(SUPPLIED MATERIAL):
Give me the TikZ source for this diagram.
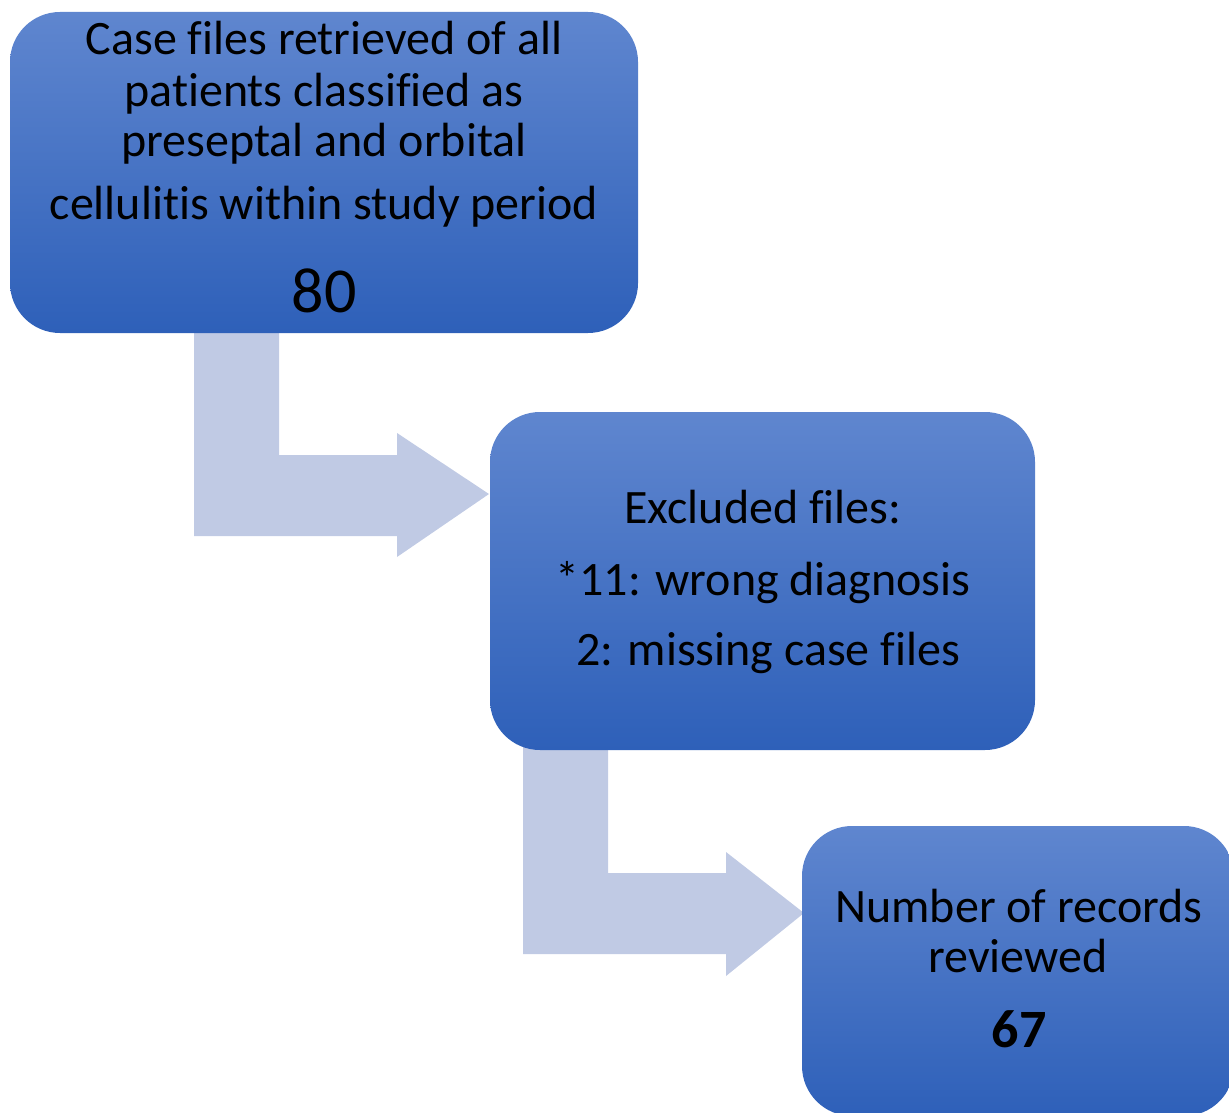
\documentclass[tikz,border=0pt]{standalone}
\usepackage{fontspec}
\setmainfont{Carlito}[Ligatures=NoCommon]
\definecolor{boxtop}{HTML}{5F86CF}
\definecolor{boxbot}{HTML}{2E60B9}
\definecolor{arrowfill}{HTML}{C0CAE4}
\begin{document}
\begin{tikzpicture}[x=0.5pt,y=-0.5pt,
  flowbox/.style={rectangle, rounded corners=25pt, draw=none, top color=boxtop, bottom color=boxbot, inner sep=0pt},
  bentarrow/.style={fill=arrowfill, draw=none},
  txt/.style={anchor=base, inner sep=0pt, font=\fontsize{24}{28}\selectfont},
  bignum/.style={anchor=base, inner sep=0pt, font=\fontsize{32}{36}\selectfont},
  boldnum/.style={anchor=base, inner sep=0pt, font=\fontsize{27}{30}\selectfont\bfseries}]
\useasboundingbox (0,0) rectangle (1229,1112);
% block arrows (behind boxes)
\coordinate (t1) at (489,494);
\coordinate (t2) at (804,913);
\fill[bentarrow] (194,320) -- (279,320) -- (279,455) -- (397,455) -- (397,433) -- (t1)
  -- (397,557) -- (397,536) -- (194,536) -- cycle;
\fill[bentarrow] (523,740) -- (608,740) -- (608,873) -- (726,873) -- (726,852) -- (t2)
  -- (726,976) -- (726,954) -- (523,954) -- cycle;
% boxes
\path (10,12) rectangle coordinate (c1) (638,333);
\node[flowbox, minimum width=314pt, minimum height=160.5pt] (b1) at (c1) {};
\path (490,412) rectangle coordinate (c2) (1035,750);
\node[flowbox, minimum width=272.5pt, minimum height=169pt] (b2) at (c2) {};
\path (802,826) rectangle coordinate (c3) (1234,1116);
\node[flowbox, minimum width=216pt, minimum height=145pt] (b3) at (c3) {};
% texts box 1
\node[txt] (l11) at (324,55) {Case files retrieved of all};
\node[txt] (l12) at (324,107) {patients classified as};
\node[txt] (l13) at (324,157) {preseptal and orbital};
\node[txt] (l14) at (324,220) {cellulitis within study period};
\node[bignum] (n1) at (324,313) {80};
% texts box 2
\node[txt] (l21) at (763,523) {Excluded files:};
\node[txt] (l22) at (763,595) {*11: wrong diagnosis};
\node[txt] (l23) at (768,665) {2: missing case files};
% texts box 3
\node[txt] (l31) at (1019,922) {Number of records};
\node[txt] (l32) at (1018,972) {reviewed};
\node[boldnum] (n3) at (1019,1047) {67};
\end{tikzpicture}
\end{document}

--

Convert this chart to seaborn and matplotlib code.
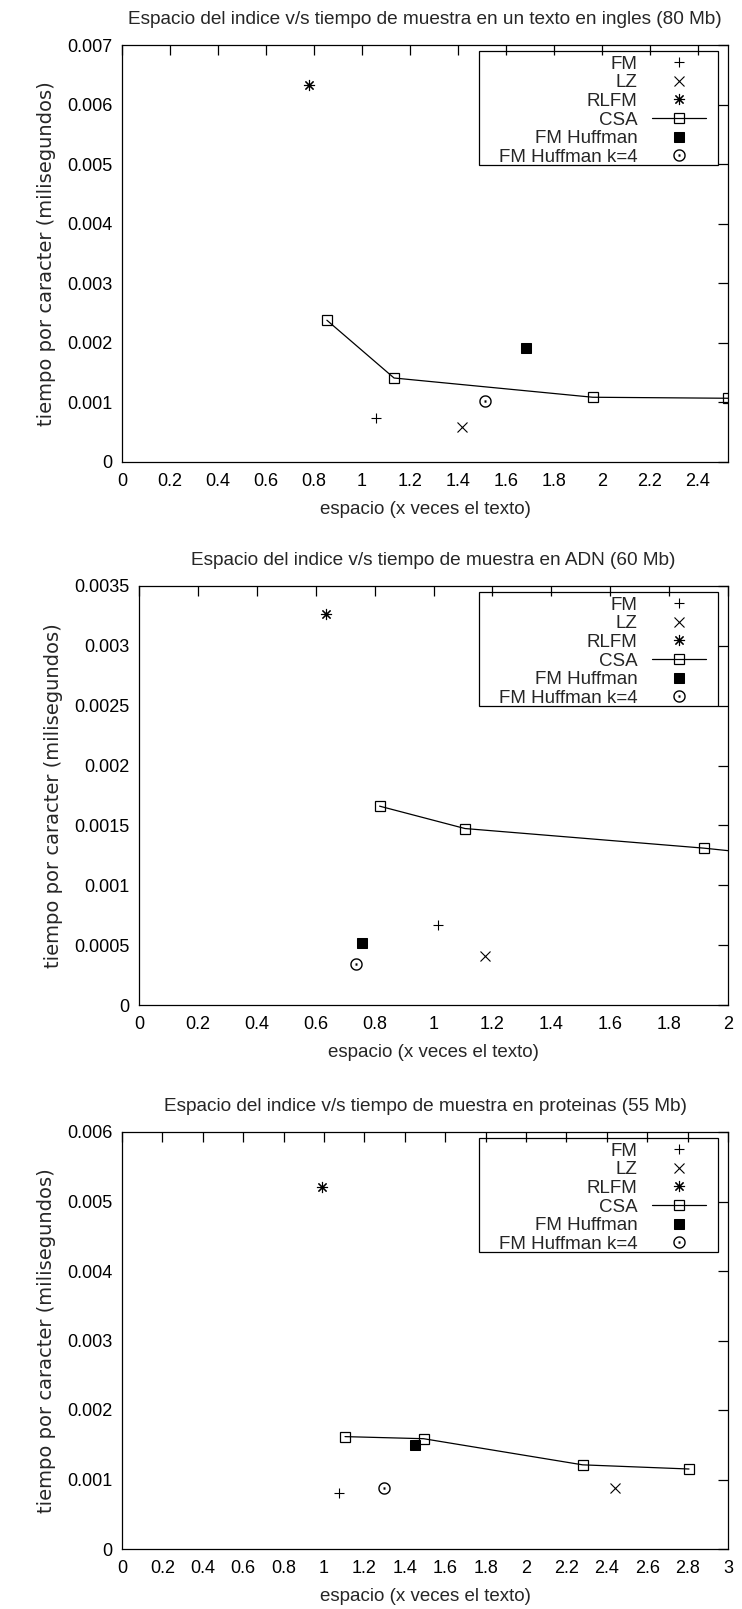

(WRITTEN REQUEST): Report each line in the preceding entries that holds the string "this".

(ANSWER BELOW):
Give me the TikZ source for this diagram.
Convert this chart to seaborn and matplotlib code.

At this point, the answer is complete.